*Data:*
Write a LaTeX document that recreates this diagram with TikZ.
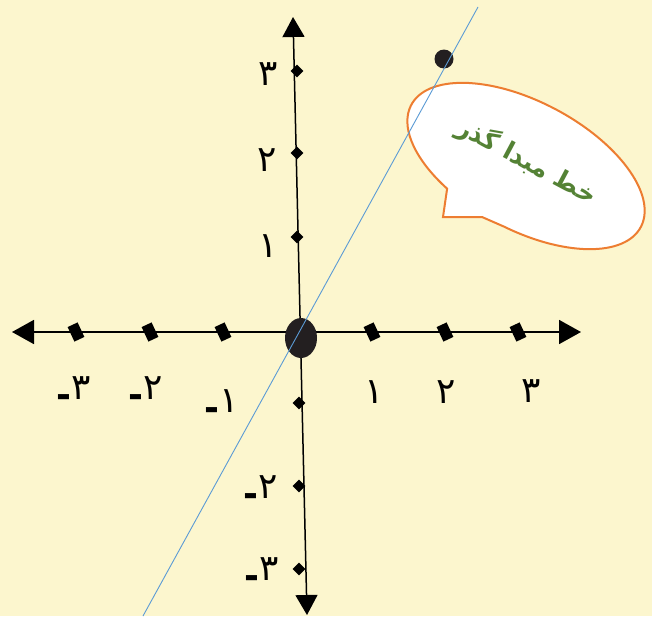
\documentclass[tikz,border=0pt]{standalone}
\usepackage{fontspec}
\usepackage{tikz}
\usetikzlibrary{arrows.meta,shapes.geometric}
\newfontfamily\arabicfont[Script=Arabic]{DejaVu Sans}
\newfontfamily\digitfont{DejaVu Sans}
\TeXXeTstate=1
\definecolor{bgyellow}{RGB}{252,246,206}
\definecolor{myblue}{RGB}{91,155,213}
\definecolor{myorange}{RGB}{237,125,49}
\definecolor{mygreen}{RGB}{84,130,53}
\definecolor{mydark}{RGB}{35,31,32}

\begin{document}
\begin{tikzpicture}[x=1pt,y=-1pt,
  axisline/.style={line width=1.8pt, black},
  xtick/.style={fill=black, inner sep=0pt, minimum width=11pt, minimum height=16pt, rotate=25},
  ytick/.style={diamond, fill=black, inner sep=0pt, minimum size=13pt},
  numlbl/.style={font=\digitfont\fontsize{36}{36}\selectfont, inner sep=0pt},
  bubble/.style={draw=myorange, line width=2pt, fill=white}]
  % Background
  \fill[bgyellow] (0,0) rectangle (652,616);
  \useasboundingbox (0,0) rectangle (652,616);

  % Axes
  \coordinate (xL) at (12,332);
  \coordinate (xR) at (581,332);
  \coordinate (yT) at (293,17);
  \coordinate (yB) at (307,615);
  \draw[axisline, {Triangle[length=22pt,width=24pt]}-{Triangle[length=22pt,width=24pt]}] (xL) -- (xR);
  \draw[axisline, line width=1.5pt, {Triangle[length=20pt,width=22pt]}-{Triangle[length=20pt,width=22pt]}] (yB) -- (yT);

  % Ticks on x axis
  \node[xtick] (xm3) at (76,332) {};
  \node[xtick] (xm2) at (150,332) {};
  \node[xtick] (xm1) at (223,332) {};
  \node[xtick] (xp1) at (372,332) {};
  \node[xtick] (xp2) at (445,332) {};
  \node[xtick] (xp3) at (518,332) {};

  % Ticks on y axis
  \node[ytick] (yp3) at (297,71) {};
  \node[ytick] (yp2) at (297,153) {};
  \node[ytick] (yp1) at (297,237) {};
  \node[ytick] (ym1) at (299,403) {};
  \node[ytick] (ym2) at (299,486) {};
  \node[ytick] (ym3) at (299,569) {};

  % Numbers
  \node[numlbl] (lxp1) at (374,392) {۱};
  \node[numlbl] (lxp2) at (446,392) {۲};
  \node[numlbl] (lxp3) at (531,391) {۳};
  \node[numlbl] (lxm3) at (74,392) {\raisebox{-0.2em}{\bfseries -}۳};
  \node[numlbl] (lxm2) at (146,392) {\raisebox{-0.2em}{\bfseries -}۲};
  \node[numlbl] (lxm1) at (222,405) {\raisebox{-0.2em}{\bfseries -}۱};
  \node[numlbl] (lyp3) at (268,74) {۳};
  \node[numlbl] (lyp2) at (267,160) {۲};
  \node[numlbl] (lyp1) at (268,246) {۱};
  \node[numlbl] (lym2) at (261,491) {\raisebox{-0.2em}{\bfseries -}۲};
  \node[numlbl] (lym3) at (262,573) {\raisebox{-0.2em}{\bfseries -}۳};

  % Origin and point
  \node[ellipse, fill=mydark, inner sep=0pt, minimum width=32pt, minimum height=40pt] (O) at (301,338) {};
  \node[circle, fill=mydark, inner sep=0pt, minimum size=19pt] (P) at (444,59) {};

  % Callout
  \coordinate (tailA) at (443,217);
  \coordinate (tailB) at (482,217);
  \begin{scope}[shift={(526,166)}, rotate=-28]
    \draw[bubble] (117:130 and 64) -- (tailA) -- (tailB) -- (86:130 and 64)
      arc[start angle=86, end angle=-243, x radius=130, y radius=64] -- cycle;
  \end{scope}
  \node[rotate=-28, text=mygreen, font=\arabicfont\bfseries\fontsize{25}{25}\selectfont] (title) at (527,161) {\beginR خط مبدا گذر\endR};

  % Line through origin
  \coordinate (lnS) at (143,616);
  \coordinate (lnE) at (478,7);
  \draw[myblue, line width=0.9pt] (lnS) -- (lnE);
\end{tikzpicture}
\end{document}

*Problem to work on:* Everything from the first line of the listing above through the line that contains "(xp3) at (518,332)" is to be restated word for word, minus the pictures.

*Response for this exercise:*
Write a LaTeX document that recreates this diagram with TikZ.
\documentclass[tikz,border=0pt]{standalone}
\usepackage{fontspec}
\usepackage{tikz}
\usetikzlibrary{arrows.meta,shapes.geometric}
\newfontfamily\arabicfont[Script=Arabic]{DejaVu Sans}
\newfontfamily\digitfont{DejaVu Sans}
\TeXXeTstate=1
\definecolor{bgyellow}{RGB}{252,246,206}
\definecolor{myblue}{RGB}{91,155,213}
\definecolor{myorange}{RGB}{237,125,49}
\definecolor{mygreen}{RGB}{84,130,53}
\definecolor{mydark}{RGB}{35,31,32}

\begin{document}
\begin{tikzpicture}[x=1pt,y=-1pt,
  axisline/.style={line width=1.8pt, black},
  xtick/.style={fill=black, inner sep=0pt, minimum width=11pt, minimum height=16pt, rotate=25},
  ytick/.style={diamond, fill=black, inner sep=0pt, minimum size=13pt},
  numlbl/.style={font=\digitfont\fontsize{36}{36}\selectfont, inner sep=0pt},
  bubble/.style={draw=myorange, line width=2pt, fill=white}]
  % Background
  \fill[bgyellow] (0,0) rectangle (652,616);
  \useasboundingbox (0,0) rectangle (652,616);

  % Axes
  \coordinate (xL) at (12,332);
  \coordinate (xR) at (581,332);
  \coordinate (yT) at (293,17);
  \coordinate (yB) at (307,615);
  \draw[axisline, {Triangle[length=22pt,width=24pt]}-{Triangle[length=22pt,width=24pt]}] (xL) -- (xR);
  \draw[axisline, line width=1.5pt, {Triangle[length=20pt,width=22pt]}-{Triangle[length=20pt,width=22pt]}] (yB) -- (yT);

  % Ticks on x axis
  \node[xtick] (xm3) at (76,332) {};
  \node[xtick] (xm2) at (150,332) {};
  \node[xtick] (xm1) at (223,332) {};
  \node[xtick] (xp1) at (372,332) {};
  \node[xtick] (xp2) at (445,332) {};
  \node[xtick] (xp3) at (518,332) {};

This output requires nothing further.